Review of Chuka

Chuka (1967)
6/10
Chucking It All Away
18 September 2008
This is a strange western that I think owes some inspiration from John Ford's classic Cheyenne Autumn. Like the Ford movie it's concerning starving Indians on the reservation, in this case Arapahoe who resolve not to starve any longer.

Especially when post commander John Mills has plenty of army supplies in his fort and won't feed the Arapahoe or give them guns to hunt. His fort is a last chance outpost where apparently the army sends all its misfits from the commander on down. Holding some kind of discipline together is Sergeant Ernest Borgnine.

Into the mix rides gunfighter Rod Taylor in the title role together with Luciana Paluzzi and her niece Victoria Vetri. Paluzzi and Taylor had a little something something going back in the day.

In any event the Arapahoes have them boxed in with a massacre impending. Our sympathies are completely with the Indians on this one. This post contains some of the worst specimens of human being ever gathered together in one spot. Mills is a frightening spectacle with Borgnine enforcing his edicts on an unruly post.
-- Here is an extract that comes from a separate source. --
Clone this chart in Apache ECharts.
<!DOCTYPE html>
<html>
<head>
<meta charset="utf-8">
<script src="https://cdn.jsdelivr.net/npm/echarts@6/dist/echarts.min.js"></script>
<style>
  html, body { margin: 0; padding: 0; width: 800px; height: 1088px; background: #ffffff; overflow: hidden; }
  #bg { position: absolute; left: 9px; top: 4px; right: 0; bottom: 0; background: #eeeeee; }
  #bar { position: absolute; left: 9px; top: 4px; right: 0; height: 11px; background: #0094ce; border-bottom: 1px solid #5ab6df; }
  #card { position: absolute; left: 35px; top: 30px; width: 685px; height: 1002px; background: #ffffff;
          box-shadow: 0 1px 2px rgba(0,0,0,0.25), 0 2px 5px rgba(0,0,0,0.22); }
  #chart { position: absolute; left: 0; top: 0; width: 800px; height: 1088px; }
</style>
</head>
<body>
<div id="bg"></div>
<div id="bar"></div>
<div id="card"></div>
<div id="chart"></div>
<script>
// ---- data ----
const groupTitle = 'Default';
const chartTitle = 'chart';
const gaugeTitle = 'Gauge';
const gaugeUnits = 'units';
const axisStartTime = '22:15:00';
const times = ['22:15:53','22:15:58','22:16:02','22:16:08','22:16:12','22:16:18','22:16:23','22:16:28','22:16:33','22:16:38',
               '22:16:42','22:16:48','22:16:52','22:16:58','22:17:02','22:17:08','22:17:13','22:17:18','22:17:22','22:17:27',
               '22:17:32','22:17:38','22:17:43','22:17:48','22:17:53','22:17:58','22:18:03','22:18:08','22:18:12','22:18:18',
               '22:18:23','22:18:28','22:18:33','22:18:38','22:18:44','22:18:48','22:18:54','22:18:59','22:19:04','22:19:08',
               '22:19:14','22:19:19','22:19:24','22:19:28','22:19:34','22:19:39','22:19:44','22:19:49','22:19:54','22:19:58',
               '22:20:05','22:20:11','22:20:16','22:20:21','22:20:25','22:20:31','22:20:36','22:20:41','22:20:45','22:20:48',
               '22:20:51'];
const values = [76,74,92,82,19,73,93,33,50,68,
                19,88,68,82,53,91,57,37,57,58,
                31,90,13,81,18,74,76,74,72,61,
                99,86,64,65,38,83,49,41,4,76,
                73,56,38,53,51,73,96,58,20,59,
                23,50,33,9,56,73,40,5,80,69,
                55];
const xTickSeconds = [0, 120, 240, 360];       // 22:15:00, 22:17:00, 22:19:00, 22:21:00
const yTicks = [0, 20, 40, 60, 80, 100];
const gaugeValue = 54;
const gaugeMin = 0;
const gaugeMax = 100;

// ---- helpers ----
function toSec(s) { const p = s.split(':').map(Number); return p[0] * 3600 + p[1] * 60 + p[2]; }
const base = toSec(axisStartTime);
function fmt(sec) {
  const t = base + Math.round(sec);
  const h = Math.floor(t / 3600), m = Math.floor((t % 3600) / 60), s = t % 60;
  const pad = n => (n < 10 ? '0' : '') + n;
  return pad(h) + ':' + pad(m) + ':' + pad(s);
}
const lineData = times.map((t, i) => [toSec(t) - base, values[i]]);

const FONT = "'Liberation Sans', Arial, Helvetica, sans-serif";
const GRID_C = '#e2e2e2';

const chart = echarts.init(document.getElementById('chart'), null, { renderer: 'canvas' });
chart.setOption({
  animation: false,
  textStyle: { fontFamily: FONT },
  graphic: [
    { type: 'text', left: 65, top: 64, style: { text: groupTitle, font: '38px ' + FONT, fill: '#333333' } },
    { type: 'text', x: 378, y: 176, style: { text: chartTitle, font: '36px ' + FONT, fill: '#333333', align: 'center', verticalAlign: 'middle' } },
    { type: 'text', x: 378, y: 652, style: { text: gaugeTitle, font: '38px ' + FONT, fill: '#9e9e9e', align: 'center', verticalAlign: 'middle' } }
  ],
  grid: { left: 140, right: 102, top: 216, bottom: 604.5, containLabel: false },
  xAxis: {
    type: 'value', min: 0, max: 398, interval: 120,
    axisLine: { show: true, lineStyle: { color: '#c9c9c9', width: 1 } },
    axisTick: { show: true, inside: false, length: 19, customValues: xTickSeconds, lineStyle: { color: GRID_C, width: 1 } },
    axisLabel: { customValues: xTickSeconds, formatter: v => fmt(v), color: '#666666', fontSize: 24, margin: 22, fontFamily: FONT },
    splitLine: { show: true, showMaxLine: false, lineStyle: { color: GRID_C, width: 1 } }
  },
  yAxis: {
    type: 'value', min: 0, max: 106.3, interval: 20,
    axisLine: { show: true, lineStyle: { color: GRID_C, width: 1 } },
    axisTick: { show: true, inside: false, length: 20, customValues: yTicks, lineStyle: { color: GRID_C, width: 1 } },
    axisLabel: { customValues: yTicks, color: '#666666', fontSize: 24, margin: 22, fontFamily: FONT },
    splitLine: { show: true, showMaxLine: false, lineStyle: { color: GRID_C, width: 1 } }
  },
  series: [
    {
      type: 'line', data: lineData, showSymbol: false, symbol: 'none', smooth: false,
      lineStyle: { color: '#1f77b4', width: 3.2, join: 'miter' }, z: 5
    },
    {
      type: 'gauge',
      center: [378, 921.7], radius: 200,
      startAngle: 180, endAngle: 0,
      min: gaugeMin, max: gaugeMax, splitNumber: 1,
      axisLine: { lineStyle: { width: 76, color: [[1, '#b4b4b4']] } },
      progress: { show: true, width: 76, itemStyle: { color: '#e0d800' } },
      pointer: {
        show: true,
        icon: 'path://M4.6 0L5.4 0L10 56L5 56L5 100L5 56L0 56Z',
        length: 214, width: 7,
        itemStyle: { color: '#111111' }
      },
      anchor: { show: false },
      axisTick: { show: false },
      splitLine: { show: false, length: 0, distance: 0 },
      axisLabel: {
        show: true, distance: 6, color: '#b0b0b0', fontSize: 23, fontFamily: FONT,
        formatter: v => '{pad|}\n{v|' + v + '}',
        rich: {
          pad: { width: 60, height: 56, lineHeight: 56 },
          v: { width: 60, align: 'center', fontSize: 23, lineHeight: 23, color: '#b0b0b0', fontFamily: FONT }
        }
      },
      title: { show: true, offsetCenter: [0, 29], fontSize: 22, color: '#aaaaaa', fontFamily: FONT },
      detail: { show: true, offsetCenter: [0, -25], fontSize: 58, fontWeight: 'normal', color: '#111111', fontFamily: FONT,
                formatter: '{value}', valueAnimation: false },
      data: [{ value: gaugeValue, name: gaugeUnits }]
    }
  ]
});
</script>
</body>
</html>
Of course there's a reason he's a drunken shell of a man which we learn near the end of the film.

Chuka misses being a classic because of the pedestrian direction it got from Gordon Douglas. Someone like Delmar Daves or John Huston could have made it a classic. The cast is a good one.

John Ford would never have directed it though, no way he would have portrayed his beloved United States Cavalry like this.